4,000-Year-Old Water System Found in China Reveals Dynasty
Archaeologists in central China uncovered a sophisticated 4,000-year-old water management network that proves the legendary Xia Dynasty was real and remarkably advanced. The discovery shows ancient engineers built a city-wide system rivaling other great civilizations.
Deep in China's Henan Province, archaeologists just proved that one of history's most debated civilizations was not only real but engineering marvels 4,000 years ago.
Researchers discovered an intricate water management system at the Wangchenggang Site in Dengfeng that would impress modern city planners. The network includes two massive ditches, each three meters wide and stretching over 120 meters, connected to a 10-meter-wide moat that organized water flow throughout an entire ancient city.
What makes this discovery extraordinary is the precision. Lead archaeologist Ma Long noted the uniform construction required removing thousands of cubic meters of earth with coordinated teams. This wasn't random digging but deliberate urban planning that demanded centralized authority and engineering expertise.
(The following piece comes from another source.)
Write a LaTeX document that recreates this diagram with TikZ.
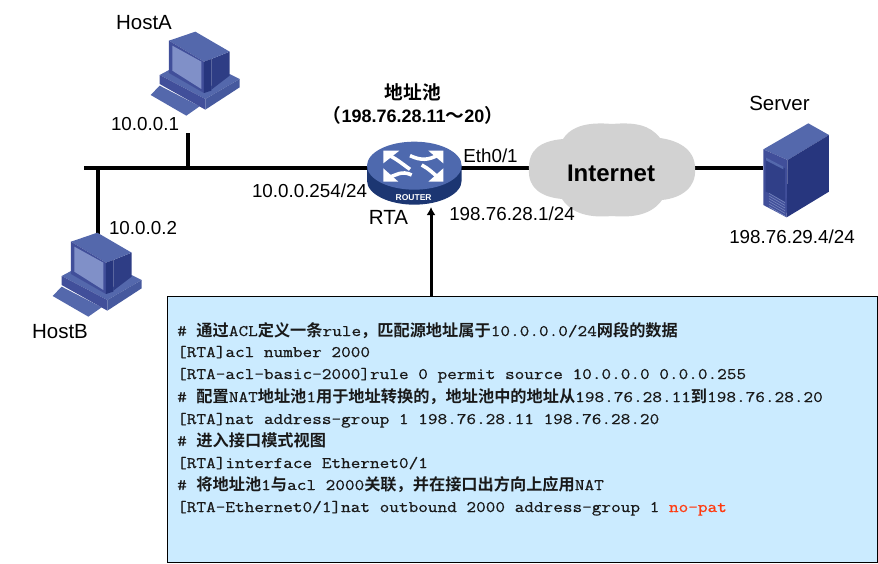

The system gets even more impressive up close. Smaller channels ranging from 0.3 to one meter wide connected directly to homes and kilns, creating efficient drainage for rainwater and wastewater. Ancient residents enjoyed dry, sanitary living conditions because engineers had already figured out layered infrastructure thousands of years before most civilizations.
Yang Wensheng, vice director of the Henan Provincial Institute of Cultural Heritage and Archaeology, emphasized what this means for history. "This discovery demonstrates that even in the Xia Dynasty, there was already a unified organizational capacity," he explained. It's strong evidence of a functioning state-level society when most of the world still lived in scattered villages.

The Xia Dynasty has puzzled historians for generations. Ancient Chinese texts like the Records of the Grand Historian described it as China's first dynasty, but skeptics questioned whether it actually existed or was just mythology. Discoveries like this water system are bridging the gap between legend and archaeological fact.
Why This Inspires
This discovery reminds us that human ingenuity has always found ways to solve complex problems. While we celebrate modern innovations, ancient engineers were tackling city-scale challenges with remarkable sophistication. The Wangchenggang system shows that 4,000 years ago, people were already thinking about community welfare, public health, and organized society.
The broader implications extend beyond China. This water network puts the Xia Dynasty alongside Mesopotamia and Egypt as one of civilization's earliest independent centers of innovation. While other ancient societies developed irrigation along the Tigris and Nile, Chinese engineers were solving identical challenges along the Yellow River using their own ingenuity.
Archaeologists continue excavating the site, hoping to uncover more structures and possibly written records. Each shovelful of earth reveals more about daily life in one of history's earliest organized societies.
The discovery transforms the Xia Dynasty from historical question mark into archaeological reality, proving that advanced civilization emerged independently across the world through human determination and brilliant problem-solving.